We have gone so far down the negative road that a reversal will not be easy, although an increasing number of people are becoming concerned as to where this road is leading us. To many the idea that government should be composed of the ablest people in the country, drawn from all walks of life, working together in the national interest makes a strong appeal. Likewise the idea of Europe working together as an integrated whole makes increasing sense, in spite of some of the absurdities that at present emanate from Brussels. That Europe with her history of civilisation and her culture has much to offer the world few doubt, and increasingly they come to see that Europe's potential is limited unless she is united. Few now pretend that Britain will have any significant future except as part of a united Europe.

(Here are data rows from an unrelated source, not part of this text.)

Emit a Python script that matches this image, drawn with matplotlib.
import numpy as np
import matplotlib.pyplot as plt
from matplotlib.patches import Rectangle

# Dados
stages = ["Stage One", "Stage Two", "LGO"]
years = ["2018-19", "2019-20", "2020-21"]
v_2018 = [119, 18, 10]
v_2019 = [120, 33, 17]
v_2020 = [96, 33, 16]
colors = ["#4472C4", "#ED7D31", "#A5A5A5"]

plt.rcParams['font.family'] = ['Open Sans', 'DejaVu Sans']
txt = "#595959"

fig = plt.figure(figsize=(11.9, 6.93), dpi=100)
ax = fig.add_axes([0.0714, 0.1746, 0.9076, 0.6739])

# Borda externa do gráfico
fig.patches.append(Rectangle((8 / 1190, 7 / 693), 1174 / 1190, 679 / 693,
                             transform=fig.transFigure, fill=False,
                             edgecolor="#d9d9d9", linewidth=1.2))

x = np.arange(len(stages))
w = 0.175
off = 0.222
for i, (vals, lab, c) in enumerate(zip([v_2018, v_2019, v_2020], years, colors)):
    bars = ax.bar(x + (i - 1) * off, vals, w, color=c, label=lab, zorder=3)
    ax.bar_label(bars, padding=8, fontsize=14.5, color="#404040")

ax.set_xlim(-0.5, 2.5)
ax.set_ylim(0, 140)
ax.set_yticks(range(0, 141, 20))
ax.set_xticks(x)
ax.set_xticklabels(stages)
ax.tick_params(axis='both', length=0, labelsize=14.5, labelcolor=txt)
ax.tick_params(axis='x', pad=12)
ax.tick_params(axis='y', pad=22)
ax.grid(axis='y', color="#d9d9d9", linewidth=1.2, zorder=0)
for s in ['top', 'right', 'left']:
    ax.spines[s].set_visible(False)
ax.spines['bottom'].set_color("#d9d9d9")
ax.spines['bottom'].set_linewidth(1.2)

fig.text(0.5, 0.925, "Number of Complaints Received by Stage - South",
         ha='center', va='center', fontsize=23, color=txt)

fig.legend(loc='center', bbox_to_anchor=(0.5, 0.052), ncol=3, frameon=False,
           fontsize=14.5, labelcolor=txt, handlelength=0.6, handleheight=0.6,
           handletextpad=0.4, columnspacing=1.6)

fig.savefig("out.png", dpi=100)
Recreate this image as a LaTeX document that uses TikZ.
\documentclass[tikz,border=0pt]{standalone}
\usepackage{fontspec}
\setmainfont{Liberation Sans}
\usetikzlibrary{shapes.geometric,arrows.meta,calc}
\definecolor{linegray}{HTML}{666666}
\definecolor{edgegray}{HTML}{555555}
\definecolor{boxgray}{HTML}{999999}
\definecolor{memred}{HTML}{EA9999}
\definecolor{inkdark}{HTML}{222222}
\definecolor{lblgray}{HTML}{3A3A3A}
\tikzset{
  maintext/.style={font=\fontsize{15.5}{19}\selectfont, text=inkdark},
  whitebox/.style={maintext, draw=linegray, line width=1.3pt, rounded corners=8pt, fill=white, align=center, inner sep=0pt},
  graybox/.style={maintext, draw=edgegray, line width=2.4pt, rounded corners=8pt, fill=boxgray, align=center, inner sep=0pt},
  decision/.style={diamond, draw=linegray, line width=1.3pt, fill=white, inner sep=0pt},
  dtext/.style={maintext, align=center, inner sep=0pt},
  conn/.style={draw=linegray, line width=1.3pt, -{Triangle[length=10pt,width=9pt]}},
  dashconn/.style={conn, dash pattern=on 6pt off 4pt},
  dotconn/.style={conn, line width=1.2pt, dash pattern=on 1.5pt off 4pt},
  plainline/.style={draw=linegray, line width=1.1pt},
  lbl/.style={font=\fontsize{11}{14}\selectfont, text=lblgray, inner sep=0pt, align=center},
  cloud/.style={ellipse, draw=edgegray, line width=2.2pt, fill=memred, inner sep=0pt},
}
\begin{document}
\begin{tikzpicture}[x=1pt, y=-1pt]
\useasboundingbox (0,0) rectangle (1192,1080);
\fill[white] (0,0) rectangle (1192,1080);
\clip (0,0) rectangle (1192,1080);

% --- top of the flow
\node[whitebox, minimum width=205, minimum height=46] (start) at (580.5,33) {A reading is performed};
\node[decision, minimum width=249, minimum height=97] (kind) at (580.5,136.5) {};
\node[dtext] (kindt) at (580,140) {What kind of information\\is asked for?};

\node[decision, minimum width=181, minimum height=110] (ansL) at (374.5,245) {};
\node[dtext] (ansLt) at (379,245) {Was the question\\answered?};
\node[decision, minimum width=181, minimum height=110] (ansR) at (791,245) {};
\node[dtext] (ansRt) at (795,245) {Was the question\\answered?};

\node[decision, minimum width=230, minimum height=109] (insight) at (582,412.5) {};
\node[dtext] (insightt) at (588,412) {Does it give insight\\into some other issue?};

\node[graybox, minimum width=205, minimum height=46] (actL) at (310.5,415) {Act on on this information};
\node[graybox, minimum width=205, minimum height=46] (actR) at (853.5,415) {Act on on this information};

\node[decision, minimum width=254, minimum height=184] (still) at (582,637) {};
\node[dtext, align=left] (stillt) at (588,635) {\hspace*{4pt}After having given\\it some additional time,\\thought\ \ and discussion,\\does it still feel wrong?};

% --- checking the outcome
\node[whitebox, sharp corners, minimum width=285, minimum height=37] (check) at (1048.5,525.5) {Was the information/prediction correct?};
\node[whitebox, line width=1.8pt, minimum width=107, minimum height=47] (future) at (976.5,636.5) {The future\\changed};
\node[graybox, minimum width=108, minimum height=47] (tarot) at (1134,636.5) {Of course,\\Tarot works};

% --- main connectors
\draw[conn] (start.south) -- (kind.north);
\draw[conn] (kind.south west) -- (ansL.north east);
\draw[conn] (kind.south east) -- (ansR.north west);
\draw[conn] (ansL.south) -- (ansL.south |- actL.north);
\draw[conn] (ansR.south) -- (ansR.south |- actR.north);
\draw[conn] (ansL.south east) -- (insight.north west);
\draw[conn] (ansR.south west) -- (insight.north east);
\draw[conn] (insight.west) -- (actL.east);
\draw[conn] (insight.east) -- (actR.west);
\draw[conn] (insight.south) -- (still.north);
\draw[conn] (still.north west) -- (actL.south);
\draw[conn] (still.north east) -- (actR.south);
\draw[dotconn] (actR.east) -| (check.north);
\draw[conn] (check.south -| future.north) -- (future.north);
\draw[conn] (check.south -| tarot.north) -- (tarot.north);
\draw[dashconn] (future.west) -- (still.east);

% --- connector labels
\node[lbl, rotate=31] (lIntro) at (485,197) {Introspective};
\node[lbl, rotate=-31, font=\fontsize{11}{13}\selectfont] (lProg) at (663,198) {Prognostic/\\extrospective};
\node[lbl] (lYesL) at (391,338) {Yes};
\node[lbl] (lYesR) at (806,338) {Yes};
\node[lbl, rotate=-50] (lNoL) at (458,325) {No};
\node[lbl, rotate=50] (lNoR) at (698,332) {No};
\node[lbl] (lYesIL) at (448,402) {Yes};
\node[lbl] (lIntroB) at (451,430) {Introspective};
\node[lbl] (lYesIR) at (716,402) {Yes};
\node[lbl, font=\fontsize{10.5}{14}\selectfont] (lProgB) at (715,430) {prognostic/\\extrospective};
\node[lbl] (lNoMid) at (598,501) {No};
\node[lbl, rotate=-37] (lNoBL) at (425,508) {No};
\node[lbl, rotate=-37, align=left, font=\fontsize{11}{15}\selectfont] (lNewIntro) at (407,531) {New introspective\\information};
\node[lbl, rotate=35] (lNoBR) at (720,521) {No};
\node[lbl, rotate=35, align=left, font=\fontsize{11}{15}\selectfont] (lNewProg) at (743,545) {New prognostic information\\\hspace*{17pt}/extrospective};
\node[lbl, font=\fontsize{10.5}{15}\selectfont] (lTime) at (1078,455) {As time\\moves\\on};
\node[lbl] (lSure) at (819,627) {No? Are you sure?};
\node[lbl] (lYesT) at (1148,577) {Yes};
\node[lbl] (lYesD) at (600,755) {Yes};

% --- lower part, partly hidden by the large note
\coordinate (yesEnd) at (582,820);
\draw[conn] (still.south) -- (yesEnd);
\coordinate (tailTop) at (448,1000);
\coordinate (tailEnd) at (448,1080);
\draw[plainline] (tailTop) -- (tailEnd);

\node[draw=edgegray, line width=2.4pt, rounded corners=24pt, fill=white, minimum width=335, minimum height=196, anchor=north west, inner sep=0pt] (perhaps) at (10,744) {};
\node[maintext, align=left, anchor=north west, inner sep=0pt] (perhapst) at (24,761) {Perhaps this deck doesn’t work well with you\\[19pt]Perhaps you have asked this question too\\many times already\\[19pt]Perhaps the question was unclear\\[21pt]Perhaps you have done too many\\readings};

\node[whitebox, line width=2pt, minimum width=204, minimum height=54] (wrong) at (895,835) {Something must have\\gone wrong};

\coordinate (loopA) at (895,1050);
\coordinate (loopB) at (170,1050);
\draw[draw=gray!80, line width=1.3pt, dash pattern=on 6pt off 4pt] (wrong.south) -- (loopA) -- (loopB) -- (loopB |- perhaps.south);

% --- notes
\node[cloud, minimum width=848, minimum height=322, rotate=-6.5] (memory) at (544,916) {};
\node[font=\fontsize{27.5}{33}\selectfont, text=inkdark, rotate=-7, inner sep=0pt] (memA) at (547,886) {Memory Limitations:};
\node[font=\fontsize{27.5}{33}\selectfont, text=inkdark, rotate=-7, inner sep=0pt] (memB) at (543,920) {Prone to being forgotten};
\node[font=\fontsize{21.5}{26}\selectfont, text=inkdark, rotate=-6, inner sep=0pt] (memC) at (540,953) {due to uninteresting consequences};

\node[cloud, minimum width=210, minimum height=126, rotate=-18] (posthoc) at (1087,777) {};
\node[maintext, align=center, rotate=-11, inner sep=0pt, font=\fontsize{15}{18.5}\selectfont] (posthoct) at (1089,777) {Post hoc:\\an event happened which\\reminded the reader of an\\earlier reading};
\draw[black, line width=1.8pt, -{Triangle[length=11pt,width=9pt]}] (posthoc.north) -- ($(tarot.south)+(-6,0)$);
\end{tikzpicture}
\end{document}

But those who share this view do so because logic provides no alternative. Their minds have carried them forward, but often their hearts remain as yet unwarmed. It is said that logic causes us to say "Yes, that is right"; but only emotion causes us to get up out of our armchairs and do something about it! Mosley in advocating "Europe a Nation" called for an extension of patriotism, and he was right. The message that we of the pre-war generation have to pass on to those who succeed us and in whose hands the future lies is: a united Europe must be more than something which makes sense: it must arouse an emotion. We have to become proud of being Europeans; proud of our inheritance of two thousand years of civilisation; proud of the contribution that a united Europe can still make to the world and the welfare of mankind; passionately determined to restore and uphold its standards of "chivalry" and to ensure "the glory of Europe" in a way that transcends but is worthy of its past.